NBN migration – complaints-handling rules — submission to ACMA

17 April 2018

Our reference: D2018/003773

The Manager
Network Migration Taskforce
Community Safeguards and Networks Branch
Australian Communications and Media Authority
PO Box 13112
Law Courts
Melbourne, Victoria 8010

NBN migration – complaints-handling rules

Thank you for the opportunity to comment on the Telecommunications (Consumer Complaints Handling) Industry Standard 2018 (the draft Standard) and the Telecommunications (Consumer Complaints) Record-Keeping Rules 2018 (the draft Rules). I understand that the draft Standard and the draft Rules are designed to improve how carriage service providers (CSPs) handle complaints about their services and are the initial step in a program to improve the consumer experience in moving to, and using, the National Broadband Network.
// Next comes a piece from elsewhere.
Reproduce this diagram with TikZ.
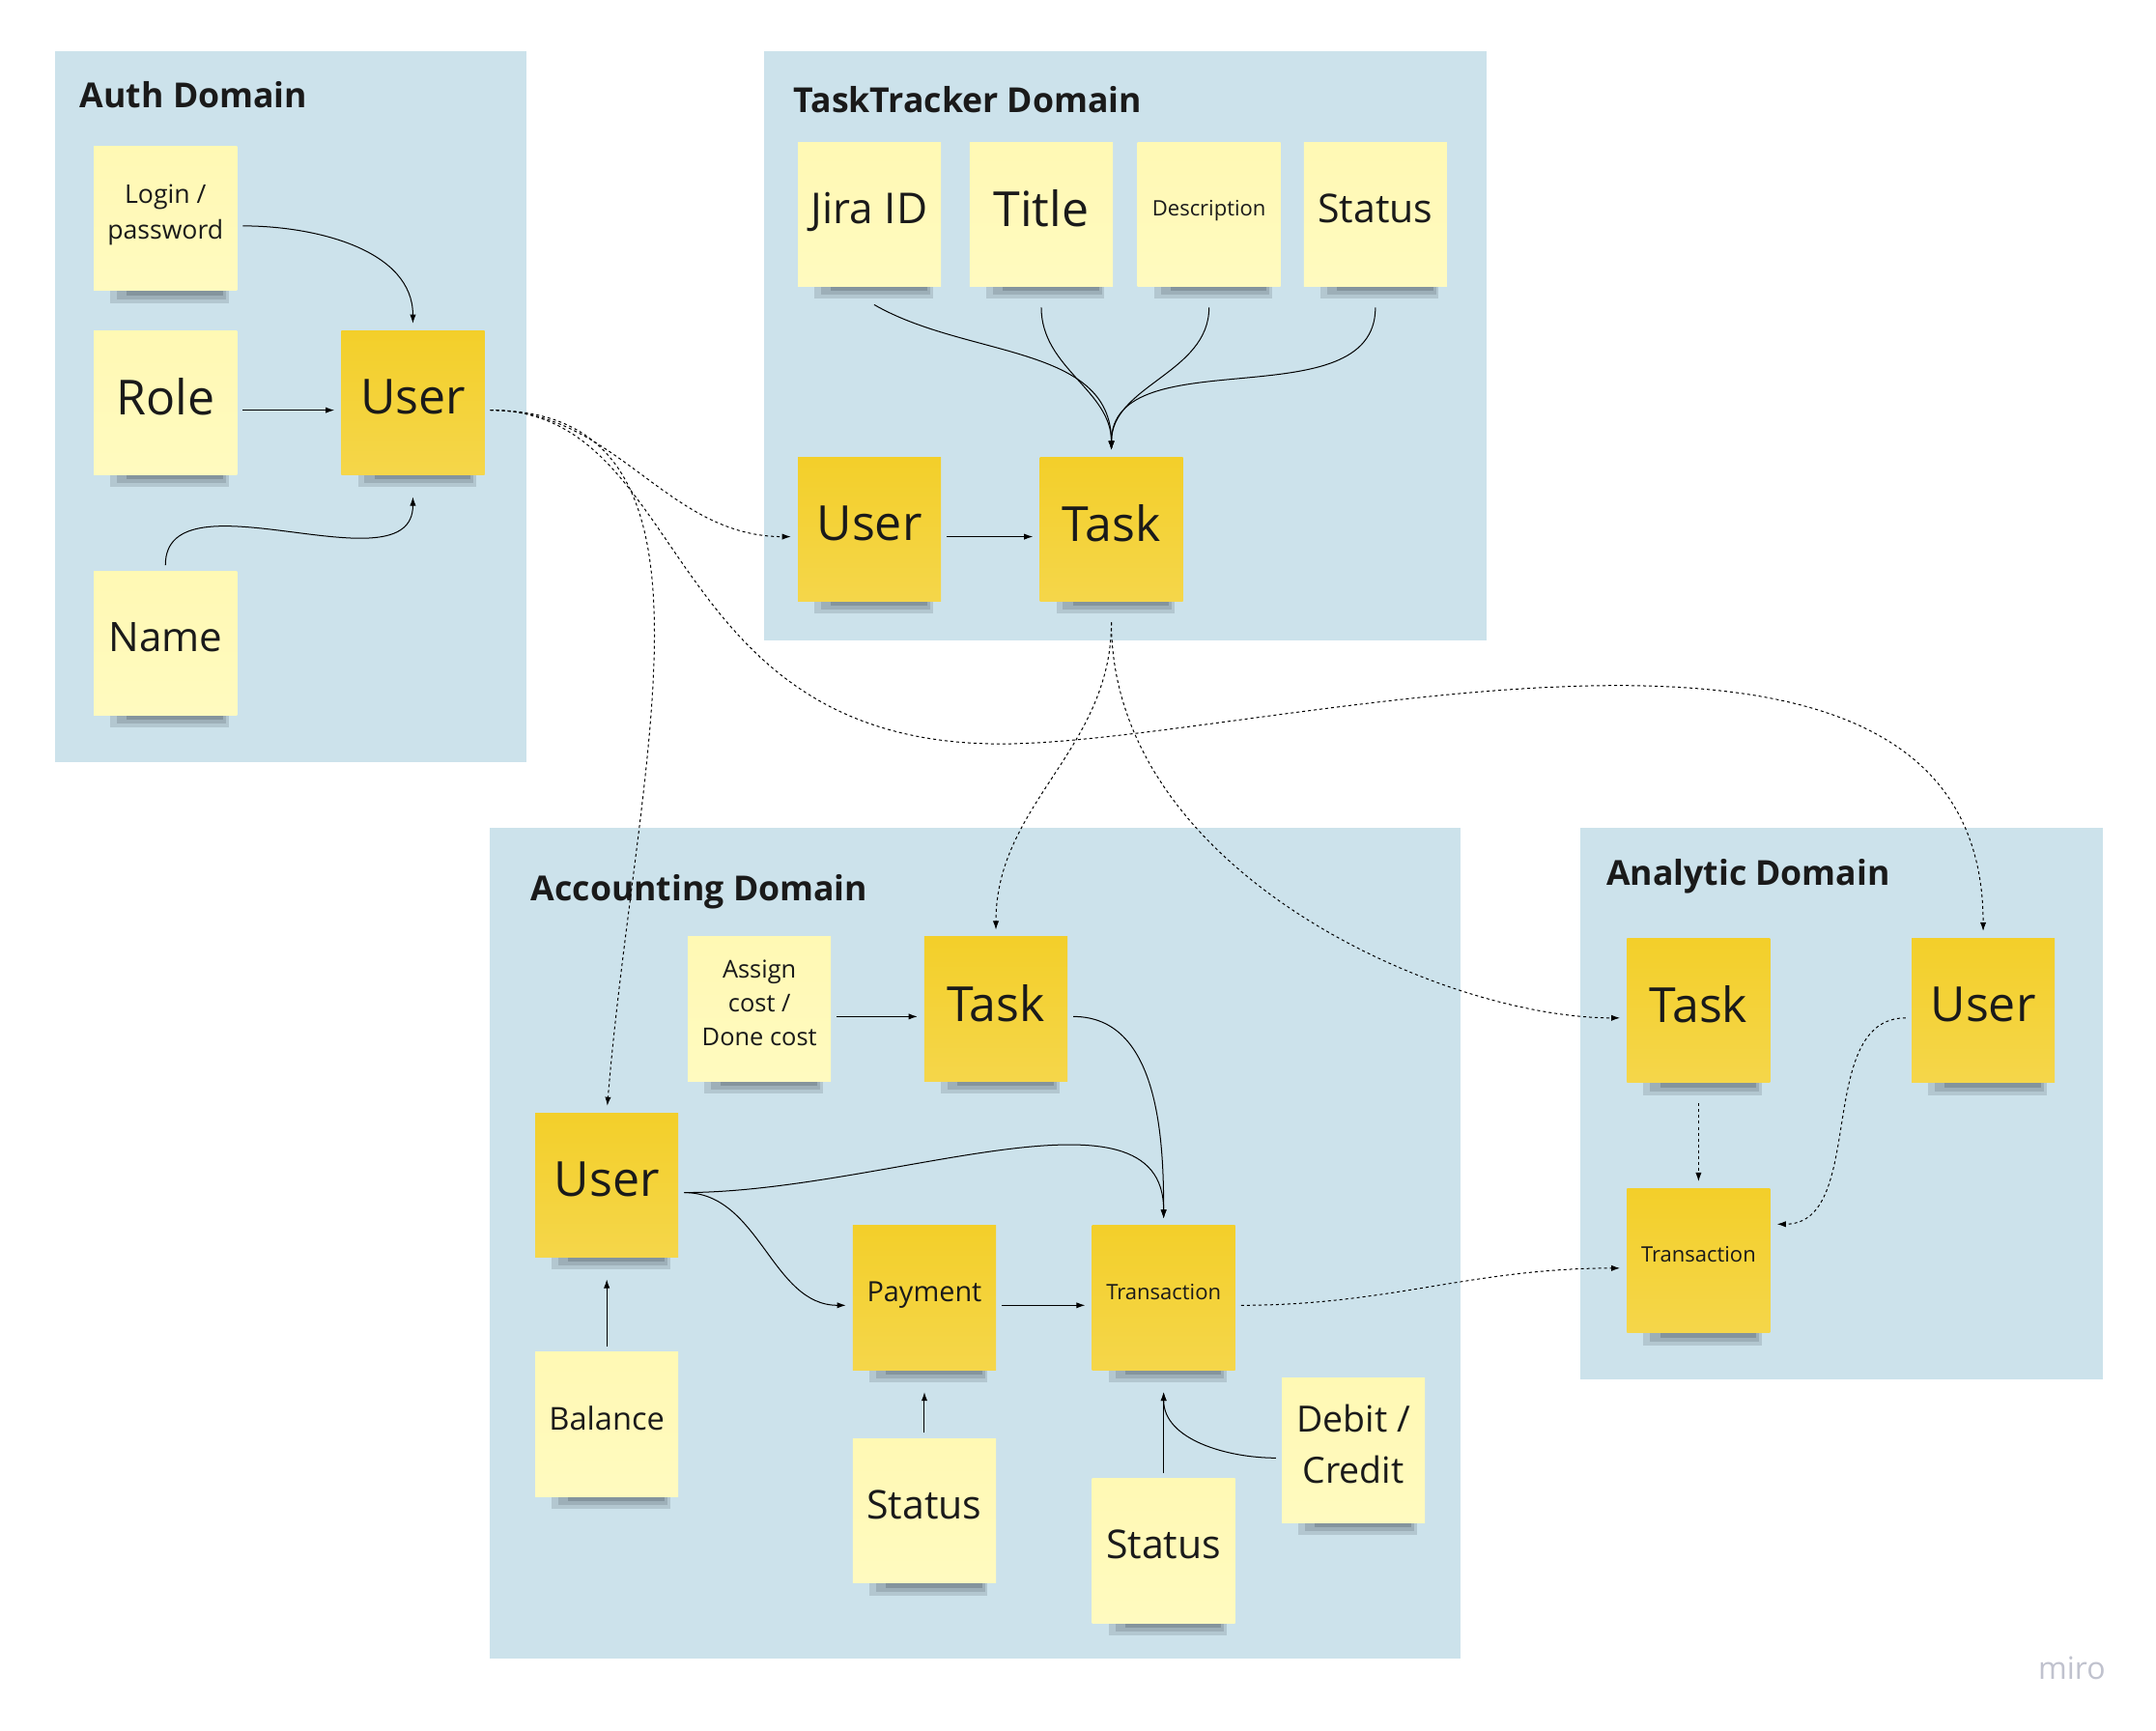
\documentclass[tikz,border=0pt]{standalone}
\usepackage{fontspec}
\setmainfont{Open Sans}
\usetikzlibrary{arrows.meta}

\definecolor{domainblue}{RGB}{204,226,235}
\definecolor{lightnote}{RGB}{255,249,180}
\definecolor{darknote}{RGB}{243,207,42}
\definecolor{notesh}{RGB}{66,76,84}
\definecolor{ink}{RGB}{26,26,26}
\definecolor{mirogray}{RGB}{192,194,206}
\newcommand\fs[2]{\fontsize{#1}{#2}\selectfont}

\begin{document}
\begin{tikzpicture}[x=0.025cm,y=0.025cm,
  >={Latex[length=1.6mm,width=1.1mm]},
  note/.style={anchor=north west,minimum width=2.6cm,minimum height=2.9cm,
    inner sep=0pt,align=center,text=ink,text depth=0.5cm,
    path picture={
      \fill[notesh!18!domainblue]
        ([xshift=0.3cm,yshift=0.275cm]path picture bounding box.south west)
        rectangle ([xshift=-0.15cm,yshift=0.05cm]path picture bounding box.south east);
      \fill[notesh!34!domainblue]
        ([xshift=0.42cm,yshift=0.275cm]path picture bounding box.south west)
        rectangle ([xshift=-0.2cm,yshift=0.12cm]path picture bounding box.south east);
      \fill[notesh!52!domainblue]
        ([xshift=0.6cm,yshift=0.275cm]path picture bounding box.south west)
        rectangle ([xshift=-0.25cm,yshift=0.19cm]path picture bounding box.south east);
      \shade[top color=#1,bottom color=#1!85!white]
        (path picture bounding box.north west)
        rectangle ([yshift=0.275cm]path picture bounding box.south east);}},
  lnote/.style={note=lightnote},
  dnote/.style={note=darknote},
  conn/.style={->,line width=0.5pt,shorten <=0.1cm,shorten >=0.12cm},
  dconn/.style={conn,dash pattern=on 1.5pt off 1.5pt},
  dtitle/.style={anchor=base west,inner sep=0pt,font=\fs{17.8}{21}\bfseries,text=ink}]
  \fill[white] (0,0) rectangle (1568,-1258.2);
  \useasboundingbox (0,0) rectangle (1568,-1258.2);

  % domains
  \fill[domainblue] (40,-37) rectangle (383,-554);
  \fill[domainblue] (556,-37) rectangle (1081,-466);
  \fill[domainblue] (356,-602) rectangle (1062,-1206);
  \fill[domainblue] (1149,-602) rectangle (1529,-1003);
  \node[dtitle] (authtitle) at (58,-78) {Auth Domain};
  \node[dtitle] (tttitle) at (577,-82) {TaskTracker Domain};
  \node[dtitle] (acctitle) at (386,-655) {Accounting Domain};
  \node[dtitle] (antitle) at (1168,-644) {Analytic Domain};

  % Auth
  \node[lnote,font=\fs{13.3}{18.5}] (login) at (68,-106) {Login /\\password};
  \node[lnote,font=\fs{25}{30}] (role) at (68,-240) {Role};
  \node[dnote,font=\fs{25}{30}] (authuser) at (248,-240) {User};
  \node[lnote,font=\fs{21}{25}] (name) at (68,-415) {Name};
  \draw[conn] (login.east) to[out=0,in=90] (authuser.north);
  \draw[conn] (role) -- (authuser);
  \draw[conn] (name.north) to[out=90,in=-90] (authuser.south);

  % TaskTracker
  \node[lnote,font=\fs{22}{26}] (jira) at (580,-103) {Jira ID};
  \node[lnote,font=\fs{25}{30}] (title) at (705,-103) {Title};
  \node[lnote,font=\fs{11}{13}] (descr) at (827,-103) {Description};
  \node[lnote,font=\fs{20.5}{25}] (ttstatus) at (948,-103) {Status};
  \node[dnote,font=\fs{25}{30}] (ttuser) at (580,-332) {User};
  \node[dnote,font=\fs{25}{30}] (tttask) at (756,-332) {Task};
  \draw[conn] (jira.south) to[out=-30,in=90] (tttask.north);
  \draw[conn] (title.south) to[out=-90,in=90] (tttask.north);
  \draw[conn] (descr.south) to[out=-90,in=90] (tttask.north);
  \draw[conn] (ttstatus.south) to[out=-90,in=90] (tttask.north);
  \draw[conn] (ttuser) -- (tttask);

  % Accounting
  \node[lnote,font=\fs{12.7}{17.4}] (assign) at (500,-681) {Assign\\cost /\\Done cost};
  \node[dnote,font=\fs{25}{30}] (acctask) at (672,-681) {Task};
  \node[dnote,font=\fs{25}{30}] (accuser) at (389,-809) {User};
  \node[dnote,font=\fs{14.4}{17}] (payment) at (620,-891) {Payment};
  \node[dnote,font=\fs{11}{13}] (trans) at (794,-891) {Transaction};
  \node[lnote,font=\fs{16.3}{20}] (balance) at (389,-983) {Balance};
  \node[lnote,font=\fs{20.5}{25}] (paystatus) at (620,-1046) {Status};
  \node[lnote,font=\fs{20.5}{25}] (trstatus) at (794,-1075) {Status};
  \node[lnote,font=\fs{18.7}{26.3}] (debit) at (932,-1002) {Debit /\\Credit};
  \draw[conn] (assign) -- (acctask);
  \draw[conn] (acctask.east) to[out=0,in=90] (trans.north);
  \draw[conn] (accuser.east) .. controls +(150,0) and +(0,110) .. (trans.north);
  \draw[conn] (accuser.east) to[out=0,in=180] (payment.west);
  \draw[conn] (payment) -- (trans);
  \draw[conn] (balance) -- (accuser);
  \draw[conn] (paystatus) -- (payment);
  \draw[conn] (trstatus) -- (trans);
  \draw[conn] (debit.west) to[out=180,in=-90] (trans.south);

  % Analytic
  \node[dnote,font=\fs{25}{30}] (antask) at (1183,-682) {Task};
  \node[dnote,font=\fs{25}{30}] (anuser) at (1390,-682) {User};
  \node[dnote,font=\fs{11}{13}] (antrans) at (1183,-864) {Transaction};
  \draw[dconn] (antask) -- (antrans);
  \draw[dconn] (anuser.west) to[out=180,in=0] ([yshift=0.8cm]antrans.east);

  % between domains
  \coordinate (bend) at (728,-541);
  \draw[dconn] (authuser.east) to[out=0,in=180] (ttuser.west);
  \draw[dconn] (authuser.east) .. controls +(188,0) and +(21,257) .. (accuser.north);
  \draw[dconn] (authuser.east) .. controls +(150,0) and +(-250,0) .. (bend)
    .. controls +(190,0) and +(0,297) .. (anuser.north);
  \draw[dconn] (tttask.south) to[out=-90,in=90] (acctask.north);
  \draw[dconn] (tttask.south) .. controls +(0,-186) and +(-133,0) .. (antask.west);
  \draw[dconn] (trans.east) to[out=0,in=180] (antrans.west);

  \node[anchor=base west,inner sep=0pt,text=mirogray,font=\fs{16}{18}] (miro) at (1482,-1221) {miro};
\end{tikzpicture}
\end{document}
Under section 134 of the Telecommunications Act 1997, where an industry standard deals with a matter set out in section 113(3)(f) (privacy matters including the protection of personal information), the Australian Communications and Media Authority (ACMA) must consult with the Australian Information Commissioner prior to determining the standard.

Section 20 of the draft Standard sets out the types of information that a CSP must collect as part of its complaint-handling process. These include a customer’s name and contact details, a description of the complaint and issues raised, a description of the results of any investigation, and copies of correspondence. In some instances, this may involve the collection of sensitive information, [1] such as health information, and other information relating to hardship arrangements, including details about family violence.

Section 22 of the draft Standard indicates that certain CSPs to which the draft Standard applies, are not covered by the Privacy Act.[2] The requirement for these CSPs to handle and retain personal and sensitive information, may raise privacy risks (including in relation to data quality and security), that are not addressed by the confidentiality requirement in s 22 of the draft Standard. Due to the nature of information involved in telecommunications complaints, including financial, health, and details about hardship arrangements, there is a greater risk that individuals may experience harm if it is not appropriately protected. To ensure that information collected under s 20 is afforded protections commensurate with this risk and community expectations, the ACMA could consider including a requirement for CSPs to opt-in to Privacy Act coverage under in s 6EA Privacy Act. This would safeguard customers’ personal information throughout all stages of the information lifecycle, as well as ensuring that customers are notified of any data breaches that are likely to pose a risk of serious harm. The Office of the Australian Information Commissioner (OAIC) would be pleased to explore these options further with the ACMA.

I understand that the draft Rules only authorise the collection of statistical information that does not include personal information.[3] At this stage, the OAIC makes no comment on these rules, however, I would appreciate further consultation should the rules be amended to involve the handling of personal information by CSPs.

If you would like to discuss these matters further, please contact Sophie Higgins, Director, Regulation and Strategy Branch, on [contact details removed].

Yours sincerely

Angelene Falk
Acting Australian Information Commissioner
Acting Privacy Commissioner

17 April 2018

Footnotes

[1] Defined in s 6(1) of the Privacy Act.

[2] Generally, businesses with an annual turnover of $3 million or less are not required to comply with the APPs (some exceptions apply) (s 6D of the Privacy Act). More information is available in Privacy business resource 13: Application of the Australian Privacy Principles to the private sector.

[3] ‘Personal information’ is information or an opinion, whether true or not, and whether recorded in a material form or not, about an identified individual, or an individual who is reasonably identifiable (s 6(1) of the Privacy Act).